Later on we walked over to the Sharlot Hall Museum. Hall was a poet and Arizona’s first territorial historian, who founded the museum in 1929 to preserve Arizona’s past. She gathered American Indian and pioneer items. There are nine buildings on the property, including the First Territorial Governor’s Mansion, completed in 1864. The five-room log structure was constructed from local ponderosa trees and still sits in its original location. Other highlights include the Fremont House, the Bashford House and the Sharlot M. Hall Building, which holds the primary exhibits.

That evening we headed over to Murphy’s, one of the most popular restaurants in town. We feasted on American favorites such as prime rib, and shrimp and scallop pasta.
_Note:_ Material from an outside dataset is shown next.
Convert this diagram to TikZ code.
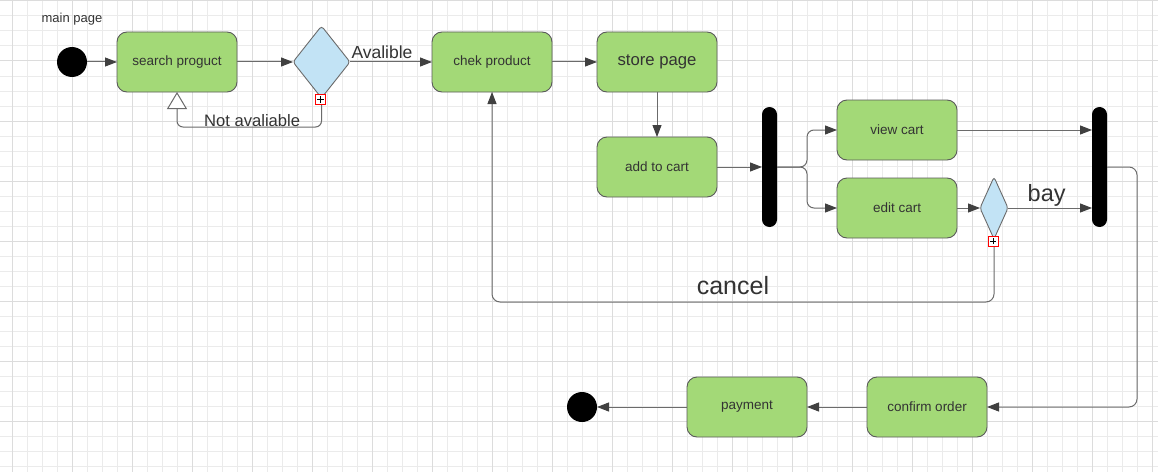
\documentclass[tikz,border=0pt]{standalone}
\usepackage{fontspec}
\setmainfont{Liberation Sans}
\usetikzlibrary{arrows.meta,positioning,shapes.geometric,calc}
\definecolor{actgreen}{HTML}{A3D977}
\definecolor{decblue}{HTML}{C2E3F5}
\definecolor{edgegray}{HTML}{6B6B6B}
\definecolor{boxgray}{HTML}{5A5A5A}
\definecolor{txtgray}{HTML}{333333}
\definecolor{gridminor}{HTML}{EBEBEB}
\definecolor{gridmajor}{HTML}{DCDCDC}

\begin{document}
\begin{tikzpicture}[
  x=1pt, y=1pt,
  node distance=45pt,
  every node/.style={outer sep=0pt},
  activity/.style={draw=boxgray, fill=actgreen, rounded corners=10pt, minimum width=120pt, minimum height=60pt, align=center, text=txtgray, font=\fontsize{13.5}{16}\selectfont, line width=0.9pt},
  startdot/.style={circle, fill=black, minimum size=30pt, inner sep=0pt},
  syncbar/.style={fill=black, rounded corners=7.5pt, minimum width=15pt, minimum height=120pt, inner sep=0pt},
  decision/.style={diamond, draw=edgegray, fill=decblue, inner sep=0pt, rounded corners=3pt, line width=0.9pt},
  plusbox/.style={draw=red, fill=white, minimum size=10pt, inner sep=0pt, line width=0.9pt,
    path picture={\draw[black, line width=0.8pt] ($(path picture bounding box.center)+(-3.2,0)$) -- ++(6.4,0) ($(path picture bounding box.center)+(0,-3.2)$) -- ++(0,6.4);}},
  lbl/.style={text=txtgray, inner sep=2pt},
  arr/.style={draw=edgegray, line width=1pt, -{Triangle[length=12pt, width=9pt, color=black!75]}},
  openarr/.style={draw=edgegray, line width=1pt, -{Triangle[length=17pt, width=20pt, fill=white]}},
]
  % paper and grid
  \useasboundingbox (-72,62) rectangle (1086,-409);
  \fill[white] (-72,62) rectangle (1086,-409);
  \begin{scope}
    \clip (-72,62) rectangle (1086,-409);
    \draw[gridminor, line width=1pt, shift={(0.5,1)}, step=15] (-90,-420) grid (1095,75);
    \draw[gridmajor, line width=1pt, shift={(0.5,1)}, step=60] (-90,-420) grid (1095,75);
  \end{scope}

  \node[startdot] (start) at (0,0) {};
  \node[lbl, inner sep=0pt, above=22pt of start, font=\fontsize{13}{15}\selectfont] (mainlbl) {main page};
  \node[activity, right=30pt of start] (search) {search proguct};
  \node[decision, minimum width=57pt, minimum height=72pt, right=56pt of search] (dA) {};
  \node[activity, right=82pt of dA] (chek) {chek product};
  \node[activity, right=of chek, font=\fontsize{16.7}{20}\selectfont] (store) {store page};
  \node[activity, below=of store] (add) {add to cart};
  \node[syncbar, right=of add] (fork) {};
  \node[activity, right=60pt of fork, yshift=37pt] (view) {view cart};
  \node[activity, below=18pt of view] (edit) {edit cart};
  \node[decision, minimum width=28pt, minimum height=62pt, right=23pt of edit] (dB) {};
  \node[syncbar, right=315pt of fork] (join) {};
  \node[activity, below left=150pt and 105pt of join] (confirm) {confirm order};
  \node[activity, left=60pt of confirm] (pay) {payment};
  \node[startdot, left=90pt of pay] (stop) {};

  \coordinate[right=30pt of fork] (split);
  \coordinate[right=30pt of join] (turn);
  \coordinate[below=63pt of dB.south] (back);
  \coordinate[below=29pt of dA.south] (loop);

  \draw[arr] (start) -- (search);
  \draw[arr] (search) -- (dA);
  \draw[arr] (dA) -- node[lbl, above, pos=0.39, inner sep=3.5pt, font=\fontsize{17.5}{20}\selectfont] {Avalible} (chek);
  \draw[openarr, rounded corners=6pt] (dA.south) -- (loop) -| node[lbl, above, pos=0.24, inner sep=0.5pt, font=\fontsize{16.6}{19}\selectfont] {Not avaliable} (search.south);
  \draw[arr] (chek) -- (store);
  \draw[arr] (store) -- (add);
  \draw[arr] (add) -- (fork);
  \draw[arr, rounded corners=7pt] (fork.east) -- (split) |- (view.west);
  \draw[arr, rounded corners=7pt] (fork.east) -- (split) |- (edit.west);
  \draw[arr] (view) -- (view -| join.west);
  \draw[arr] (edit) -- (dB);
  \draw[arr] (dB) -- node[lbl, above, pos=0.46, inner sep=1.5pt, font=\fontsize{23.5}{26}\selectfont] {bay} (dB -| join.west);
  \draw[arr, rounded corners=8pt] (dB.south) -- (back) -| node[lbl, above, pos=0.26, inner sep=7pt, font=\fontsize{25}{28}\selectfont] {cancel} (chek.south);
  \draw[arr, rounded corners=8pt] (join.east) -- (turn) |- (confirm.east);
  \draw[arr] (confirm) -- (pay);
  \draw[arr] (pay) -- (stop);

  \node[plusbox] (plusA) at ([shift={(-1,-1.5)}]dA.south) {};
  \node[plusbox] (plusB) at ([shift={(-1,-2)}]dB.south) {};
\end{tikzpicture}
\end{document}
The menu offers the prime rib entree in 8-ounce, 12-ounce or 16-ounce portions, yet even the smallest was more than I could eat. Our waiter, Drew Christiansen, told us there is one local customer who always orders a special 24-ounce portion.

Besides excellent service and top-notch food the place has a wonderful ambience. Murphy’s is located in the J.I. Gardner Building, erected in 1890 and served as a mercantile store. It features a cast iron storefront, original entry doors, pressed tin ceiling and a skylit mezzanine, common during that era, which was once used as an office but now as a dining area.

On the morning of our departure we visited more historic sites around town and then headed over to the Prescott Resort to see "The World’s Largest Gingerbread Village." This annual display features handmade, and mostly edible creations, by professional chefs, businesses and area schoolchildren. Some are small cottages, while others are enormous structures and a model train runs through the display.

It’s my personal theory that one of the functions of such important festivals as Christmas is to make us feel part of a country that stretches back to the 17th century, giving plenty of time for British, Germanic, Spanish and American Indian traditions to blend and become the property of all Americans. We do not love gingerbread houses and luminarias merely for their inherent beauty and charm, but also because our grandparents loved them. Displaying them in this well-preserved city, where events that shaped this region and our culture are visible in the very buildings, strengthens that connection.

With these thoughts we drove north toward our own Christmas, humming alternate verses of "Tannenbaum," "The Holly Wears A Berry" and "Feliz Navidad," pausing occasionally to nibble a gingerbread cookie.